INSTRUCTION: Every line from the start of the records through the line with "const yTitle = 'ค่าการดูดกลืนแสงที่ 595 nm';" is to be written out exactly; pictures are not.

◇ ◇ ◇

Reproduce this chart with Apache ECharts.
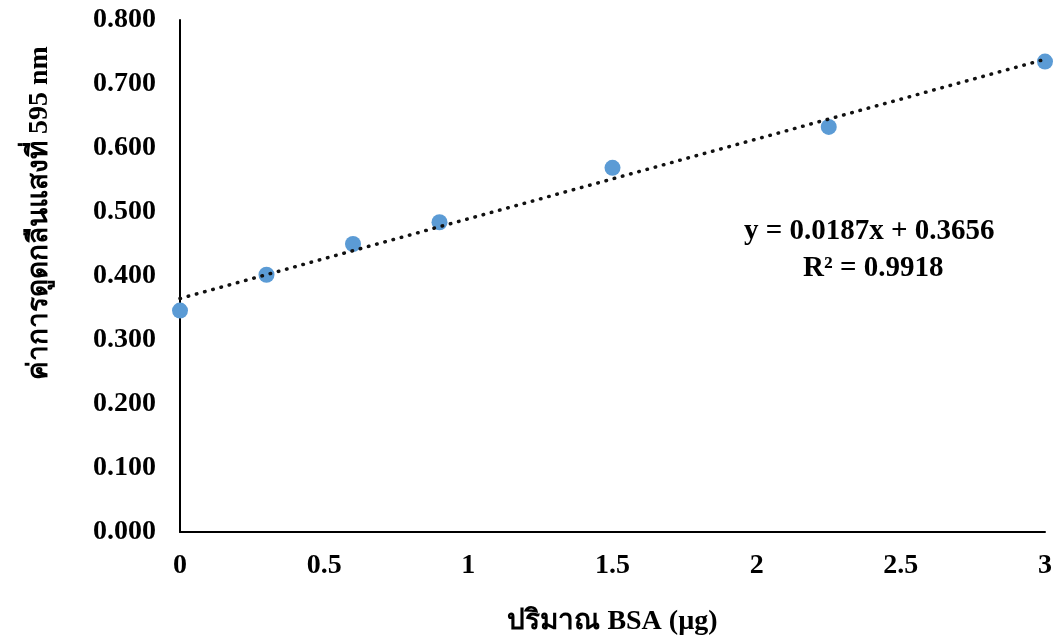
<!DOCTYPE html>
<html>
<head>
<meta charset="utf-8">
<script src="https://cdn.jsdelivr.net/npm/echarts@6/dist/echarts.min.js"></script>
<style>html,body{margin:0;padding:0;background:#fff;}#c{width:1057px;height:643px;}</style>
</head>
<body>
<div id="c"></div>
<script>
const bsaAmount = [0, 0.3, 0.6, 0.9, 1.5, 2.25, 3];
const absorbance = [0.346, 0.402, 0.450, 0.484, 0.569, 0.633, 0.735];
const xTicks = [0, 0.5, 1, 1.5, 2, 2.5, 3];
const yTicks = [0, 0.1, 0.2, 0.3, 0.4, 0.5, 0.6, 0.7, 0.8];
const equationText = 'y = 0.0187x + 0.3656';
const r2Text = 'R² = 0.9918';
const xTitle = 'ปริมาณ BSA (µg)';
const yTitle = 'ค่าการดูดกลืนแสงที่ 595 nm';

// least-squares trendline from the data
const n = bsaAmount.length;
const mx = bsaAmount.reduce((a, b) => a + b, 0) / n;
const my = absorbance.reduce((a, b) => a + b, 0) / n;
let sxy = 0, sxx = 0;
for (let i = 0; i < n; i++) { sxy += (bsaAmount[i] - mx) * (absorbance[i] - my); sxx += (bsaAmount[i] - mx) ** 2; }
const slope = sxy / sxx, intercept = my - slope * mx;
const xMin = xTicks[0], xMax = xTicks[xTicks.length - 1];
const trend = [[xMin, intercept + slope * xMin], [xMax, intercept + slope * xMax]];

const FONT = '"Liberation Serif", "Times New Roman", serif';
const chart = echarts.init(document.getElementById('c'));
chart.setOption({
  animation: false,
  grid: { left: 180, right: 12, top: 20, bottom: 111, containLabel: false },
  xAxis: {
    type: 'value', min: xMin, max: xMax, interval: 0.5,
    axisLine: { show: true, onZero: false, lineStyle: { color: '#000', width: 2 } },
    axisTick: { show: false }, splitLine: { show: false },
    axisLabel: { margin: 20, color: '#000', fontFamily: FONT, fontWeight: 'bold', fontSize: 28,
      formatter: v => String(v) },
    name: xTitle, nameLocation: 'middle', nameGap: 76,
    nameTextStyle: { color: '#000', fontFamily: FONT, fontWeight: 'bold', fontSize: 28 }
  },
  yAxis: {
    type: 'value', min: yTicks[0], max: yTicks[yTicks.length - 1], interval: 0.1,
    axisLine: { show: true, lineStyle: { color: '#000', width: 2 } },
    axisTick: { show: false }, splitLine: { show: false },
    axisLabel: { margin: 24, color: '#000', fontFamily: FONT, fontWeight: 'bold', fontSize: 28,
      formatter: v => v.toFixed(3) }
  },
  series: [
    {
      type: 'line', data: trend, showSymbol: false, silent: true, z: 3,
      lineStyle: { color: '#111', width: 3.5, type: [0.5, 8], cap: 'round' }
    },
    {
      type: 'scatter', data: bsaAmount.map((x, i) => [x, absorbance[i]]),
      symbolSize: 16, itemStyle: { color: '#5B9BD5', opacity: 1 }, z: 2
    }
  ],
  graphic: [
    { type: 'text', x: 40, y: 213, rotation: Math.PI / 2,
      style: { text: yTitle, fill: '#000', font: 'bold 28px ' + FONT, align: 'center', verticalAlign: 'middle' } },
    { type: 'text', left: 744, top: 217,
      style: { text: equationText, fill: '#000', font: 'bold 29px ' + FONT } },
    { type: 'text', left: 803, top: 254,
      style: { text: r2Text, fill: '#000', font: 'bold 29px ' + FONT } }
  ]
});
</script>
</body>
</html>
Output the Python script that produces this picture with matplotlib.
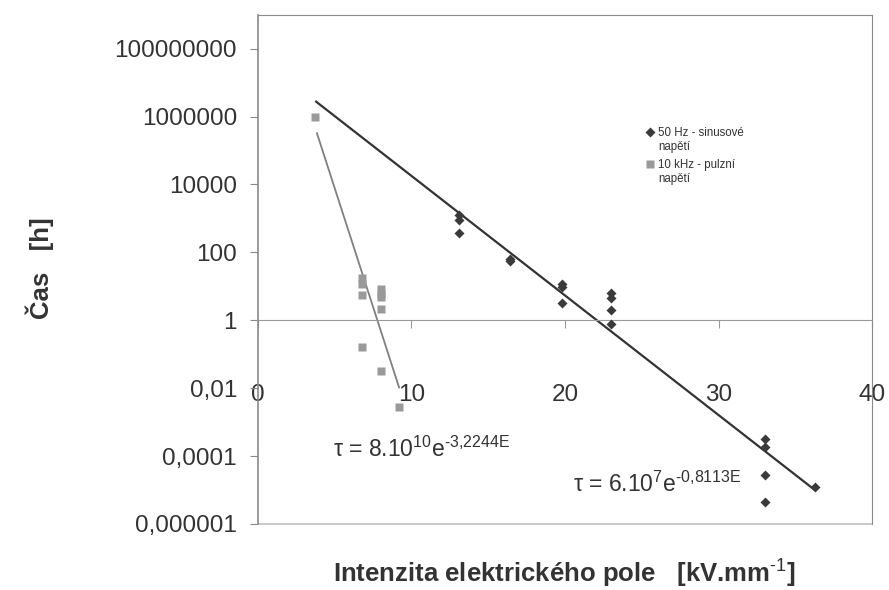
import numpy as np
import matplotlib
matplotlib.use('Agg')
import matplotlib.pyplot as plt
from matplotlib.lines import Line2D

plt.rcParams['font.family'] = ['Liberation Sans', 'DejaVu Sans']
plt.rcParams['mathtext.fontset'] = 'custom'
plt.rcParams['mathtext.rm'] = 'Liberation Sans'
plt.rcParams['mathtext.bf'] = 'Liberation Sans:bold'
plt.rcParams['mathtext.default'] = 'regular'

# 50 Hz - sinusove napeti
e_50 = [13.1, 13.1, 13.1, 16.4, 16.4, 19.8, 19.8, 19.8, 23.0, 23.0, 23.0, 23.0,
        33.0, 33.0, 33.0, 33.0, 36.3]
t_50 = [1300, 900, 380, 65, 55, 12, 9.3, 3.2, 6.2, 4.4, 2.0, 0.78,
        3.2e-4, 1.8e-4, 2.8e-5, 4.5e-6, 1.2e-5]

# 10 kHz - pulzni napeti
e_10k = [3.7, 6.8, 6.8, 6.8, 6.8, 8.0, 8.0, 8.0, 8.0, 8.0, 9.2]
t_10k = [1.0e6, 17, 12, 5.5, 0.16, 8.2, 6.0, 4.8, 2.1, 0.032, 0.0028]

# trend lines  tau = a * exp(b * E), drawn from E start to E end
fit_50 = (6e7, -0.8113, 3.8, 36.3)
fit_10k = (8e10, -3.2244, 3.85, 9.2)

y_ticks = [1e-6, 1e-4, 1e-2, 1, 1e2, 1e4, 1e6, 1e8]
y_labels = ['0,000001', '0,0001', '0,01', '1', '100', '10000', '1000000', '100000000']
x_ticks = [0, 10, 20, 30, 40]

fig = plt.figure(figsize=(8.89, 5.90), dpi=100)
ax = fig.add_axes([0.290, 0.112, 0.691, 0.863])

ax.set_yscale('log')
ax.set_xlim(0, 40)
ax.set_ylim(1e-6, 1e9)

a, b, x0, x1 = fit_50
xs = np.array([x0, x1])
ax.plot(xs, a * np.exp(b * xs), color='#333333', lw=1.6, zorder=2)
a, b, x0, x1 = fit_10k
xs = np.array([x0, x1])
ax.plot(xs, a * np.exp(b * xs), color='#808080', lw=1.3, zorder=2)

sq, = ax.plot(e_10k, t_10k, 's', color='#9a9a9a', ms=5.5, mec='none', zorder=3)
dm, = ax.plot(e_50, t_50, 'D', color='#3a3a3a', ms=5, mec='none', zorder=4)

# frame
for s in ['left', 'top', 'right']:
    ax.spines[s].set_color('#8a8a8a')
ax.spines['left'].set_linewidth(1.2)
ax.spines['bottom'].set_position(('data', 1))
ax.spines['bottom'].set_color('#9a9a9a')
ax.axhline(1e-6, color='#c0c0c0', lw=1.2, clip_on=False)

ax.set_yticks(y_ticks)
ax.set_yticklabels(y_labels)
ax.yaxis.set_minor_locator(matplotlib.ticker.NullLocator())
ax.tick_params(axis='y', direction='out', length=6, color='#8a8a8a',
               labelsize=17.5, labelcolor='#333333', pad=9)
ax.set_xticks(x_ticks)
ax.tick_params(axis='x', direction='out', length=6, color='#9a9a9a',
               labelsize=17.5, labelcolor='#333333', pad=40)

ax.text(4.9, 1.6e-4, r'$\tau$ = 8.10$^{10}$e$^{\text{-3,2244E}}$', fontsize=16.5,
        color='#333333', va='center')
ax.text(20.5, 1.5e-5, r'$\tau$ = 6.10$^{7}$e$^{\text{-0,8113E}}$', fontsize=16.5,
        color='#333333', va='center')

# legend: marker next to the first line of each two-line entry
blank = Line2D([], [], linestyle='none', marker='none')
leg_kw = dict(loc='upper left', frameon=False, fontsize=8.3, handlelength=0.6,
              handletextpad=0.4, labelspacing=0.15, labelcolor='#333333',
              borderpad=0)
leg1 = ax.legend([dm, blank], ['50 Hz - sinusové', 'napětí'],
                 bbox_to_anchor=(0.623, 0.79), **leg_kw)
ax.add_artist(leg1)
ax.legend([sq, blank], ['10 kHz - pulzní', 'napětí'],
          bbox_to_anchor=(0.623, 0.728), **leg_kw)

fig.text(0.635, 0.012, 'Intenzita elektrického pole   [kV.mm$^{\\text{-1}}$]',
         ha='center', fontsize=18.5, fontweight='bold', color='#333333')
fig.text(0.045, 0.545, 'Čas   [h]', rotation=90, ha='center', va='center',
         fontsize=18.5, fontweight='bold', color='#333333')

fig.savefig('out.png', dpi=100)
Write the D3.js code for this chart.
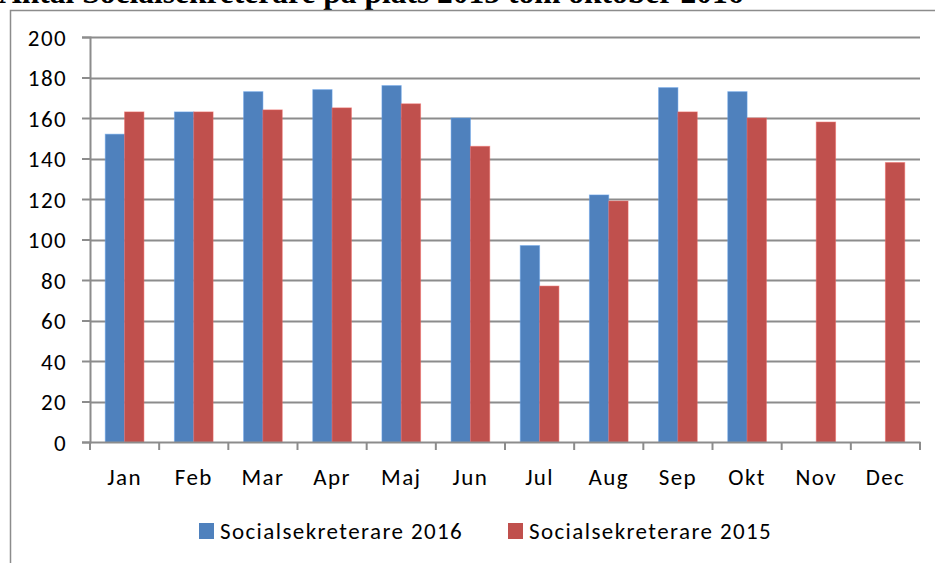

◇ ◇ ◇

EXERCISE RESULT:
Reproduce this chart with Apache ECharts.
<!DOCTYPE html>
<html>
<head>
<meta charset="utf-8">
<script src="https://cdn.jsdelivr.net/npm/echarts@6/dist/echarts.min.js"></script>
<style>html,body{margin:0;padding:0;background:#fff;}#c{width:1057px;height:643px;}</style>
</head>
<body>
<div id="c"></div>
<script>
const bsaAmount = [0, 0.3, 0.6, 0.9, 1.5, 2.25, 3];
const absorbance = [0.346, 0.402, 0.450, 0.484, 0.569, 0.633, 0.735];
const xTicks = [0, 0.5, 1, 1.5, 2, 2.5, 3];
const yTicks = [0, 0.1, 0.2, 0.3, 0.4, 0.5, 0.6, 0.7, 0.8];
const equationText = 'y = 0.0187x + 0.3656';
const r2Text = 'R² = 0.9918';
const xTitle = 'ปริมาณ BSA (µg)';
const yTitle = 'ค่าการดูดกลืนแสงที่ 595 nm';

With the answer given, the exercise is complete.